23.1 Consent of Arthur Andersen LLP.
23.2 Consent of Arthur Andersen LLP.
23.3 Consent of Deloitte & Touche LLP.
23.4 Consent of Cooley Godward LLP. Reference is made to Exhibit 5.1.
<PAGE>
EXHIBIT 5.1
[COOLEY GODWARD LLP LETTERHEAD]
December 9, 1998
The Titan Corporation
3033 Science Park Road
San Diego, CA 92121
Ladies and Gentlemen:
You have requested our opinion with respect to certain matters in connection
with the filing by The Titan Corporation (the "Company") of a Registration
Statement on Form S-3 (the "Registration Statement") with the Securities and
Exchange Commission (the "Commission") covering the offering of an additional
4,505 shares (the "Shares") of the Company's Common Stock to be sold by
certain stockholders, as described in the initial Registration Statement (No.
333-66149) which was declared effective on November 16, 1998 (the "Initial
Registration Statement").
In connection with this opinion, we have examined and relied upon the
Registration Statement, the Initial Registration Statement and related
Prospectus, the Company's Restated Certificate of Incorporation and Bylaws,
as amended, and such other documents, records, certificates, memoranda and
other instruments as we deem necessary as a basis for this opinion.
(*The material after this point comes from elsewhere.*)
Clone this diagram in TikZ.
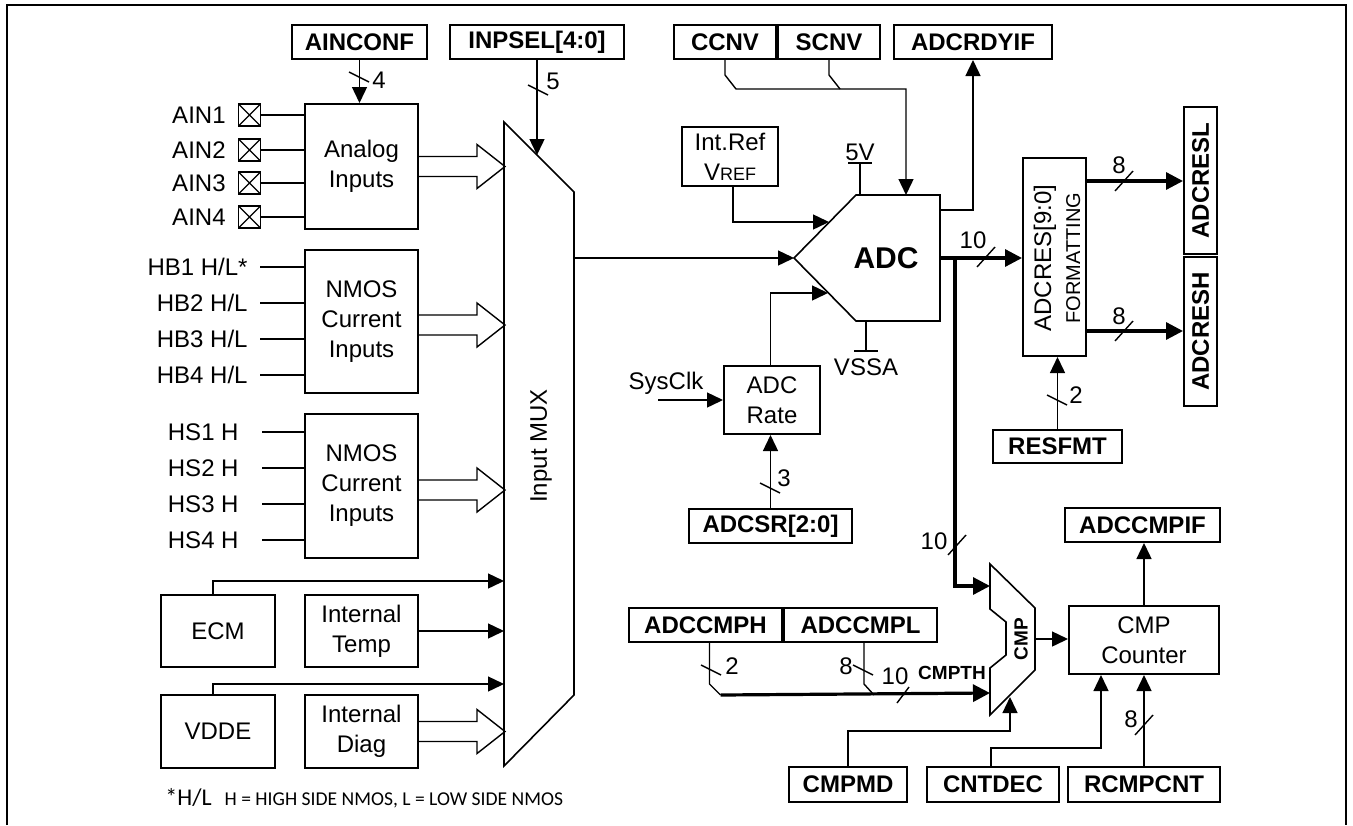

We have
assumed the genuineness and authenticity of all documents submitted to us as
originals, the conformity to originals of all documents submitted to us as
copies thereof, and the due execution and delivery of all documents where due
execution and delivery are a prerequisite to the effectiveness thereof.
On the basis of the foregoing, and in reliance thereon, we are of the opinion
that the Shares, are validly issued, fully paid and nonassessable.
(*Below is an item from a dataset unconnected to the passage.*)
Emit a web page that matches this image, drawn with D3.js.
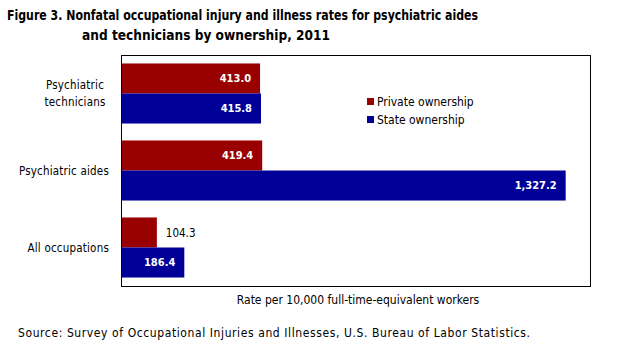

We consent to the reference to our firm under the caption "Legal Matters" in
the Prospectus included in the Registration Statement and to the filing of
this opinion as an exhibit to the Registration Statement.
Very truly yours,
COOLEY GODWARD LLP
/s/ Barbara L. Borden
- ---------------------
Barbara L. Borden
<PAGE>
EXHIBIT 23.1
CONSENT OF INDEPENDENT PUBLIC ACCOUNTANTS
As independent public accountants, we hereby consent to the incorporation by
reference in this registration statement of our report, with respect to the
consolidated financial statements of The Titan Corporation, dated June 10,
1998 (except with respect to the matters discussed in Note 16, as to which
the date is June 30, 1998) included in The Titan Corporation's Form S-4
Registration Statement dated September 24, 1998 (File No. 333-60122) and to
all references to our Firm included in this registration statement.
ARTHUR ANDERSEN LLP
San Diego, California
December 9, 1998
<PAGE>
EXHIBIT 23.2
CONSENT OF INDEPENDENT PUBLIC ACCOUNTANTS
As independent public accountants, we hereby consent to the incorporation by
reference in this registration statement of our report, with respect to the
consolidated financial statements of Horizons Technology, Inc., dated March
9, 1998 included in The Titan Corporation's Form S-4 Registration Statement
dated June 10, 1998 (File No. 333-47633) and to all references to our Firm
included in this registration statement.
ARTHUR ANDERSEN LLP
San Diego, California
December 9, 1998
<PAGE>
EXHIBIT 23.3
INDEPENDENT AUDITORS CONSENT
We consent to the incorporation by reference in this 462(b) Registration
Statement of the Titan Corporation incorporating the Registration Statement
on Form S-3 (No. 333-66149) of our report on DBA Systems, Inc. as of June
30, 1997 and 1996 and for each of the years in the three year period ended
June 30, 1997, dated August 20, 1997, appearing in the Registration Statement
on Form S-4 (No. 333-45719) of The Titan Corporation.